• **DESCRIPTION OF THE TASK**: Retype everything from the line that contains "Write the Chart.js code for this chart." down to the line that contains "const labelRadius = [0.67, 0.46, 0.49];", inclusive, without altering or adding anything.
== RECORDS SUPPLIED
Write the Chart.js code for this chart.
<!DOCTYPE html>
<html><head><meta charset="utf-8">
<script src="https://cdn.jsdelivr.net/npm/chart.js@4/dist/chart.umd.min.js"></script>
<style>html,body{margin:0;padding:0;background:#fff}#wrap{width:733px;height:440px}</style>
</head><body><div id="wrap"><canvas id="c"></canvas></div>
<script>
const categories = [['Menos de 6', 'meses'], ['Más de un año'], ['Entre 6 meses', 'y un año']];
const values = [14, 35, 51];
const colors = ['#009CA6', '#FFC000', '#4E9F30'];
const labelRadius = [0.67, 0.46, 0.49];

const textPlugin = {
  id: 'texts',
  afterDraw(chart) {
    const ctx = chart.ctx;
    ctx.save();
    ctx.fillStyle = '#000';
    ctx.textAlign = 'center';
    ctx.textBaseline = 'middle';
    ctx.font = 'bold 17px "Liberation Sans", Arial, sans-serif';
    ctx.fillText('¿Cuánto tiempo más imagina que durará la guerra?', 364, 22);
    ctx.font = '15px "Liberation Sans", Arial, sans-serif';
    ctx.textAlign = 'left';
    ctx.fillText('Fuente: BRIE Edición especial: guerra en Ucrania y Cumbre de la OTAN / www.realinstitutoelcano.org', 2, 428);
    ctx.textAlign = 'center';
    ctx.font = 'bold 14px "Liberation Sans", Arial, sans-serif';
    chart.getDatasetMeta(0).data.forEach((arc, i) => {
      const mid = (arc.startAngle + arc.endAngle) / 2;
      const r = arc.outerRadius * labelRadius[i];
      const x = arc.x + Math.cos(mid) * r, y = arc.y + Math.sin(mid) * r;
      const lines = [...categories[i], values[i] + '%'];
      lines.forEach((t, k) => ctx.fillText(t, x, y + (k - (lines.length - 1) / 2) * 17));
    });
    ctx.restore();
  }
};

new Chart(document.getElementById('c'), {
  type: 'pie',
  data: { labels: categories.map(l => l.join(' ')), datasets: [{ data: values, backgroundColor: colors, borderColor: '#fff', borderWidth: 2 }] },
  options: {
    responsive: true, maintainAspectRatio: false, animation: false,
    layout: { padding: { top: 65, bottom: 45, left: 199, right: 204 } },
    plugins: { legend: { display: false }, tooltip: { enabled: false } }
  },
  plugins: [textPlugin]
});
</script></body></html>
====
== RECORDS SUPPLIED
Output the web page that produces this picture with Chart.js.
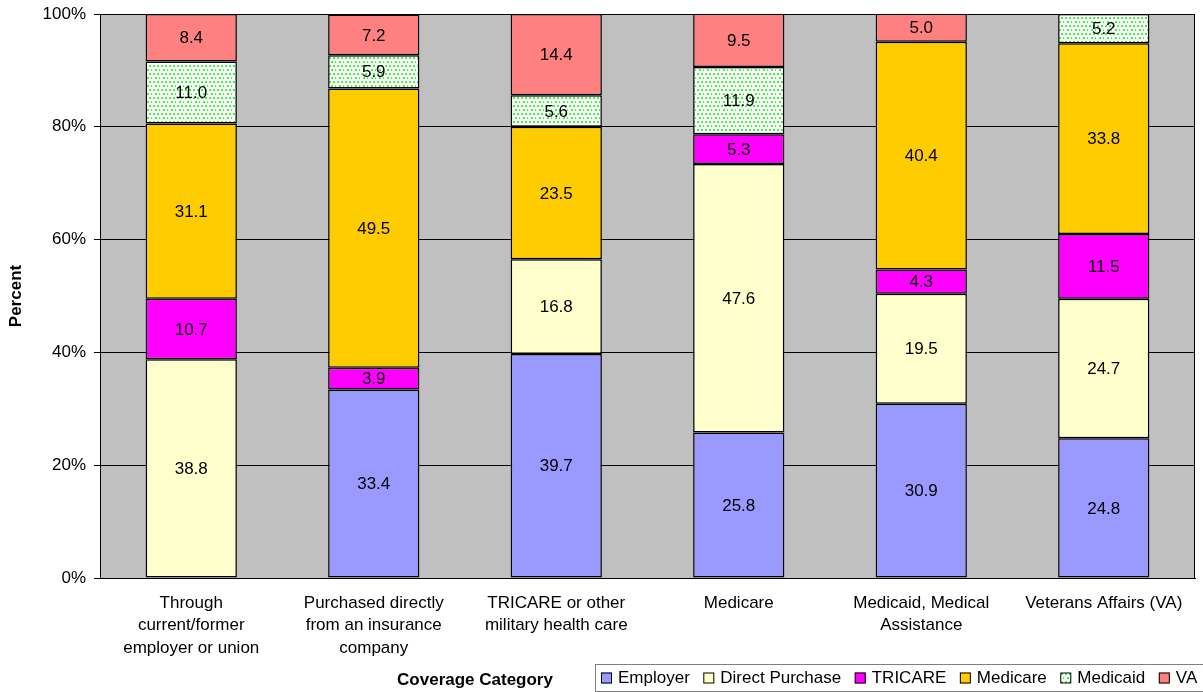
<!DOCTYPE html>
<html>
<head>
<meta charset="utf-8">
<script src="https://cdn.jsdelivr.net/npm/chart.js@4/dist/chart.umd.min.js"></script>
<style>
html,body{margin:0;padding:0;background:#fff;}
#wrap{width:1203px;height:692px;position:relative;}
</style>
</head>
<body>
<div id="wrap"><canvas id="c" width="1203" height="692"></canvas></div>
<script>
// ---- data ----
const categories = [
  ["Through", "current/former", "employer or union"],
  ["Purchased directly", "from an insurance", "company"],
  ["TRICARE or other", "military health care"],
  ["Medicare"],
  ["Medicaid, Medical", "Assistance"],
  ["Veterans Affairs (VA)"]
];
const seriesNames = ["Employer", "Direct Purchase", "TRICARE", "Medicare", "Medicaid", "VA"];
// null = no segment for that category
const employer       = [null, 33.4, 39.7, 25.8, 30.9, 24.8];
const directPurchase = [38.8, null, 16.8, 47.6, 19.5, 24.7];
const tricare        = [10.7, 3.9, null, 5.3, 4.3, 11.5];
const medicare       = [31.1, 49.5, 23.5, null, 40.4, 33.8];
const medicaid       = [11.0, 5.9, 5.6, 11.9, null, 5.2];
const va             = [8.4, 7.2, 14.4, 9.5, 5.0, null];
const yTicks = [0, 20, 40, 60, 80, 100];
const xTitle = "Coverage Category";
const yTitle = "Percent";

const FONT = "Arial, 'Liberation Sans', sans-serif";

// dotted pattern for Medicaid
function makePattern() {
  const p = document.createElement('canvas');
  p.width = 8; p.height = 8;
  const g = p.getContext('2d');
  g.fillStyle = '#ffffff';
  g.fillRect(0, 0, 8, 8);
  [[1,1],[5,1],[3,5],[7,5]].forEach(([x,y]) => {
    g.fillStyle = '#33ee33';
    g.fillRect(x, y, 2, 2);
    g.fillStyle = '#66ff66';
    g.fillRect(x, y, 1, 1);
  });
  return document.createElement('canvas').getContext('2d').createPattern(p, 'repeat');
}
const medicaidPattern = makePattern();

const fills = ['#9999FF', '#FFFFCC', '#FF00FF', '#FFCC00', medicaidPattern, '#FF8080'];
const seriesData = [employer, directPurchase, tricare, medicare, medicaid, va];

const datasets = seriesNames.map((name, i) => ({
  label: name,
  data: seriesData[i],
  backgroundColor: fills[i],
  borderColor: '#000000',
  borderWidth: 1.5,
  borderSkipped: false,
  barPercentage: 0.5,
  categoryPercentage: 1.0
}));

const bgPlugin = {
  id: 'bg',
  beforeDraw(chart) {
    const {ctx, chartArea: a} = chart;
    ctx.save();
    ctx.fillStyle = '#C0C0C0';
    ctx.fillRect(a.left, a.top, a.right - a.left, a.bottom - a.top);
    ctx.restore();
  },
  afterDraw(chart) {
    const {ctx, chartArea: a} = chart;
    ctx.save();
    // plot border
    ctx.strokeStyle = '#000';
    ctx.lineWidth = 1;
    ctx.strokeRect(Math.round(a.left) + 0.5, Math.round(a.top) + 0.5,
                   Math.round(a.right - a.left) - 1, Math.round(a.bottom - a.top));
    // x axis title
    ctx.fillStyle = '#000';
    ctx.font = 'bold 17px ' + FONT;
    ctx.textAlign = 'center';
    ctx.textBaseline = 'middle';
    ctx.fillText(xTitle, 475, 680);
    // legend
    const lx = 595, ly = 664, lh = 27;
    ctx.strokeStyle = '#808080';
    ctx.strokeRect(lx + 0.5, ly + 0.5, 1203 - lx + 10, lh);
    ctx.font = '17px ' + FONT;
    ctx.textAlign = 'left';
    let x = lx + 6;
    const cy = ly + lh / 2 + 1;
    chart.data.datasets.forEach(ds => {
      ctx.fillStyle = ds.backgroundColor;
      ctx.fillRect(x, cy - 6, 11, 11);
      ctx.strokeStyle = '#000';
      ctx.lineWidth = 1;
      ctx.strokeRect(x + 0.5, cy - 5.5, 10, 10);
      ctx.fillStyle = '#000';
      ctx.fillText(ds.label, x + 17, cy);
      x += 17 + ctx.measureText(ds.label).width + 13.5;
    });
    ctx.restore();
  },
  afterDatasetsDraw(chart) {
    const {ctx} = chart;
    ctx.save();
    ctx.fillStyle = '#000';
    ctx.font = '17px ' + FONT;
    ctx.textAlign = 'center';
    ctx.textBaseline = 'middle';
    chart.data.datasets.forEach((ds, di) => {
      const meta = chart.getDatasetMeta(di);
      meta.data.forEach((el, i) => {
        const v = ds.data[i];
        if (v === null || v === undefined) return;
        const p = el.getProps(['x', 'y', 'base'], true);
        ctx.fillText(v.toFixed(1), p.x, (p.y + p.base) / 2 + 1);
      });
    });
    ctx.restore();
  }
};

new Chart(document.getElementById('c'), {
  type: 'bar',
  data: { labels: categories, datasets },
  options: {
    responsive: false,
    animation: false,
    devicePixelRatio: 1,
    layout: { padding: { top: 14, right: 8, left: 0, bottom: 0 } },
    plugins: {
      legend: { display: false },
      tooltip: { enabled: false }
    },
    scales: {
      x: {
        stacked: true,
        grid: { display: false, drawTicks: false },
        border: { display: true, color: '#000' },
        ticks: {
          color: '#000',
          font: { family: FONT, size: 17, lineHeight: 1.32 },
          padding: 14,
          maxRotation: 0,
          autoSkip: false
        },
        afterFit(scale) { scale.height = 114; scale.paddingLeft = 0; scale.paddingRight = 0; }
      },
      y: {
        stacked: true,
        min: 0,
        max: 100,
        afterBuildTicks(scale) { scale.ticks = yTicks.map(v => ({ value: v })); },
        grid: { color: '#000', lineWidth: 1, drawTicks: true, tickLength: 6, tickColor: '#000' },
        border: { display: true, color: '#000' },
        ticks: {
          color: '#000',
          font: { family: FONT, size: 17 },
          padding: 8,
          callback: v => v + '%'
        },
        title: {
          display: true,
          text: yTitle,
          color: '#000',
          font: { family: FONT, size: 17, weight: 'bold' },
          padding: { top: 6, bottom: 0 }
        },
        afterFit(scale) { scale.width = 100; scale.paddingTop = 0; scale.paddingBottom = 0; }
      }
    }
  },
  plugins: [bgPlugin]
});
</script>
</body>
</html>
====
== RECORDS SUPPLIED
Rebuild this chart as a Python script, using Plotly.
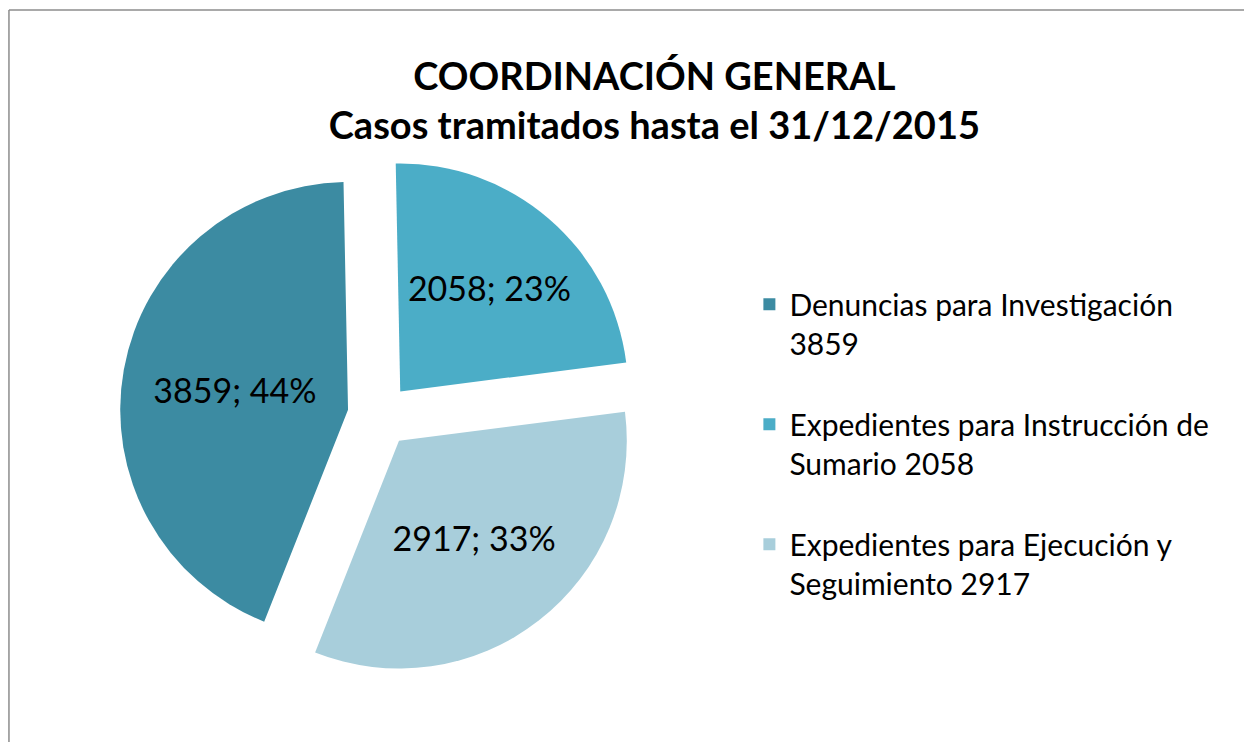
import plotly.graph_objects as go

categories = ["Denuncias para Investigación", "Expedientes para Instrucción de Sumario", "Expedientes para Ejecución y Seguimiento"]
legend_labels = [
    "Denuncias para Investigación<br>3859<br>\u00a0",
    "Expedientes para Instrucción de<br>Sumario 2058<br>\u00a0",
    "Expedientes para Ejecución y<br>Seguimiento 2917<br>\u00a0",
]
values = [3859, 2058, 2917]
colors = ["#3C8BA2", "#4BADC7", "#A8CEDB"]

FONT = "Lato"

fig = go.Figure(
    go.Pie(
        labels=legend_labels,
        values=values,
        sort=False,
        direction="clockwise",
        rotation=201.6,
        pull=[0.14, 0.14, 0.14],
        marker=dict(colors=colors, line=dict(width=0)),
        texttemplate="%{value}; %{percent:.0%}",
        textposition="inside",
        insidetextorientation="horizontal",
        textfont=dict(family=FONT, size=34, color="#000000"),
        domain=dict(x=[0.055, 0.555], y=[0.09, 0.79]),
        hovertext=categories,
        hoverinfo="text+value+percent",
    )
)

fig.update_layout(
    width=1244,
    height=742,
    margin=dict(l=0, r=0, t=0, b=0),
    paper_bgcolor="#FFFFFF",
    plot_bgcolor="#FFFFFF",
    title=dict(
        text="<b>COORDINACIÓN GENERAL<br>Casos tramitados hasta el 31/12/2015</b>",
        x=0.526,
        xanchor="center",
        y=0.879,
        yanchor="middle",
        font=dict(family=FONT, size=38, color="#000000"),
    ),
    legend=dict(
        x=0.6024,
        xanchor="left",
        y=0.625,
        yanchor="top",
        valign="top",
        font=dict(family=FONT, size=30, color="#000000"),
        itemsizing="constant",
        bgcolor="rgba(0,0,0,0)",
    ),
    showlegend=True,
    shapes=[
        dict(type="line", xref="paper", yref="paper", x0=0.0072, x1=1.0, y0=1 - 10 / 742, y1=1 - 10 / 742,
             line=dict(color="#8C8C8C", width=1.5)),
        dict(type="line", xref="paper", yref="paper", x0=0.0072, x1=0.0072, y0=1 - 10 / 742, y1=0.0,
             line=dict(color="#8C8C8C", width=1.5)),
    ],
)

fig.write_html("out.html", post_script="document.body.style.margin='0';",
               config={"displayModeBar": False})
====
• **RESPONSE TO THIS TASK**:
Write the Chart.js code for this chart.
<!DOCTYPE html>
<html><head><meta charset="utf-8">
<script src="https://cdn.jsdelivr.net/npm/chart.js@4/dist/chart.umd.min.js"></script>
<style>html,body{margin:0;padding:0;background:#fff}#wrap{width:733px;height:440px}</style>
</head><body><div id="wrap"><canvas id="c"></canvas></div>
<script>
const categories = [['Menos de 6', 'meses'], ['Más de un año'], ['Entre 6 meses', 'y un año']];
const values = [14, 35, 51];
const colors = ['#009CA6', '#FFC000', '#4E9F30'];
const labelRadius = [0.67, 0.46, 0.49];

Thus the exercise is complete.